Exactly. Not uncommon. Parts of William Clarke Quantrill are buried in 3 separate states.
In ~1975 one of my good friends was involved in relocating graves from 3 small cemeteries dating back into the late 1700's & up into the 1950's, into 1 new cemetery. A large number of the deceased were his ancestors plus he was on the county historical society at the time. A few yrs after it was over I asked him what they did on older graves with no vault & no casket left. He said state laws (they differ among states) require they dig down 6 ft, take a 24" x 24" x 24" Oak box & fill it up with any remains & dirt from that level. The oak boxes were buried in the new cemetery & any markers were moved. I said to him that you could be digging past the older remains or leaving as much behind as you were recovering. He replied, "Exactly."
When I was growing up there was a smallish neighborhood park called Founders Memorial Park a couple of miles from home. The rumor was that it had previously been a cemetery, and that when they converted it to a park they had to leave some of the bodies where they were.
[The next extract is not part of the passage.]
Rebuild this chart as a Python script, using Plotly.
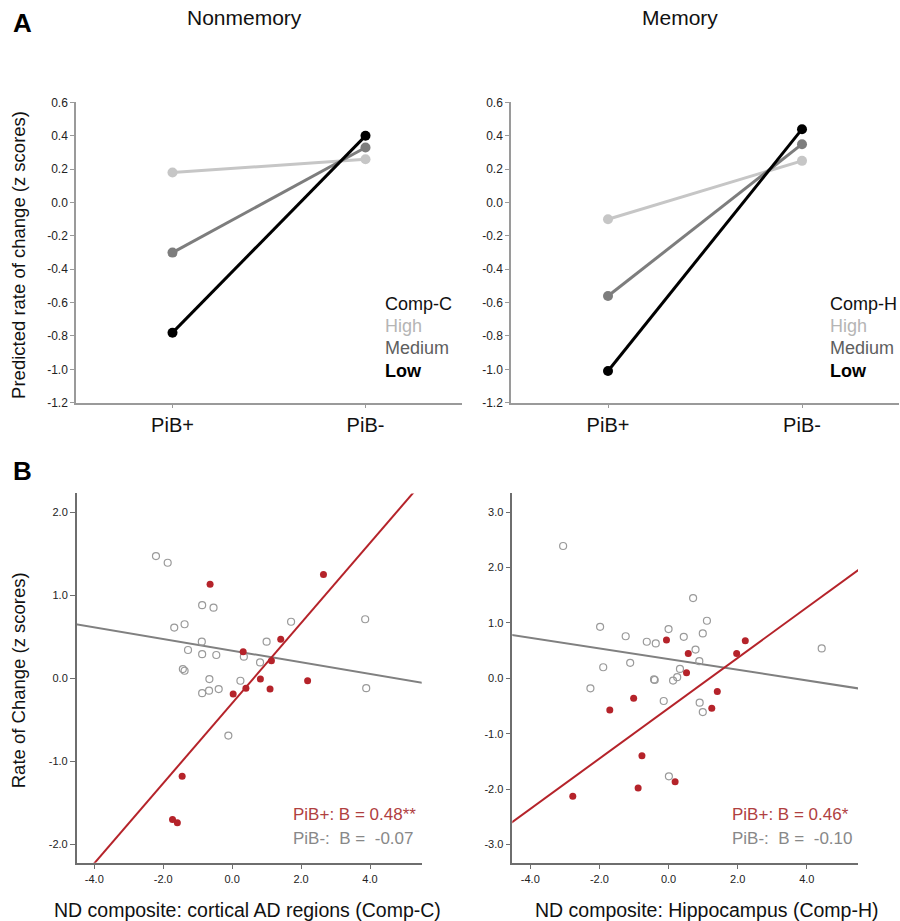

Several years ago someone reminded me of this, so I did a little research and it turned out the rumor was mostly true.
Founders Memorial Park was actually two cemeteries - Mt. Olive and Broadway (formerly Clark), which held a combined total of 1,291 bodies interred between 1888 and 1957. Both cemeteries had fallen into disuse and had been declared "a public nuisance" in 1959, and it was decided to turn them into a "quiet park". Efforts were made to locate descendants, but the remains of the "unclaimed" are still there and the names of the deceased are listed on two memorials in the park.
Fantastic series of pics, Jack. Very enjoyable. Thanks for posting these.
In my country space is limited and graves for eternity were and are considered a luxury. So burial rights can be bought for a specific period of time (with a minimum of 15 years I believe). After that period the grave is cleared, which is called "shaking the bones". The bones (embalming is forbidden over here) are collected in a bone pit and the space is available for a new burial. In smaller cemeteries (I live right next to one) graves are placed three layers on top of each other. This cemetery I live next door to doesn't offer any burial periods other than the minimum. The only exception is made for children's graves.
It would be sad enough to outlive your child but without exception it would be devastating to live long enough to lose their grave also.